What Are Lava Puddles?

The News / Deep under the crust and mantle lie two colossal structures called Large Low Shear Velocity Provinces. They sit near the core, about 1,800 miles down, and they are huge.
One is under Africa and the other under the Pacific. Each one is hotter and heavier than the surrounding mantle. These behemoths are as wide as continents, far older than any tectonic plate, and they barely move.
Closer to the core, tucked against or inside these giants, sit much smaller pockets called Ultra Low Velocity Zones. These thin, patchy layers contain partly molten rock, so they act like sticky lava puddles that cling to the core. Their odd behavior hints at a chemistry that does not match the rest of the mantle.
We cannot see any of this directly, and no drill will ever reach that deep. Instead, scientists use seismic waves from earthquakes as probes. When waves hit these structures, they slow down sharply. This slowdown reveals that the material they are passing through is different in temperature, density, or chemistry.
A New Theory of Planetary Formation
For decades, these blobs confused researchers. Older models of Earth suggested that after the early magma ocean cooled, the mantle should have ended up fully mixed. That means everything inside it should look fairly uniform. But the LLSVPs and ULVZs do not fit that story. They are too distinct, too stable, and too large to be leftovers that somehow escaped mixing.

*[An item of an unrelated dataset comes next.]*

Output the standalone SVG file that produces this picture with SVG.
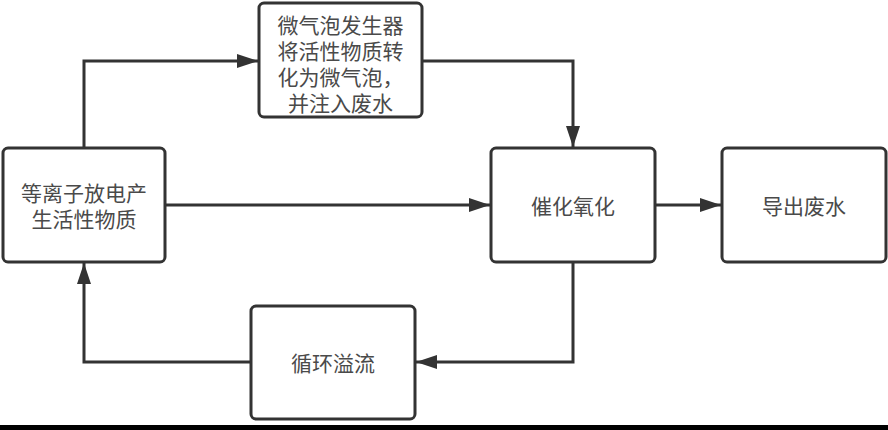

A recent study led by Yoshinori Miyazaki at Rutgers University offers a fresh explanation. His team suggests that Earth's metallic core slowly leaked light elements into the base of the mantle. This leak happened over billions of years as silicon and magnesium escaped from the core and entered the remaining pockets of magma near the boundary.
According to the model, the LLSVPs and ULVZs are the ancient frozen remains of Earth's original magma ocean. They remained intact because they absorbed material from the core and became distinct enough to survive unchanged, while the rest of the mantle evolved.
The Crucial Link to Planetary Habitability

Space / The study suggests that this deep interaction between core and mantle played a key role in Earth becoming a living world instead of a dead one.
To begin with, it helped regulate planetary cooling. By exchanging both heat and material, the core and mantle shaped how fast Earth cooled over time. A planet that cools too quickly shuts down volcanism and magnetic activity. Too slowly, and it stays molten. Earth landed in a sweet spot because of this balance.
Plus, these deep structures likely feed mantle plumes, which rise to form hotspot volcanoes. Places like Hawaii and Iceland owe their existence to this system. These volcanoes release gases that help build new crust, reshape the oceans, and play a role in the carbon cycle. Without them, Earth's surface would be far more static.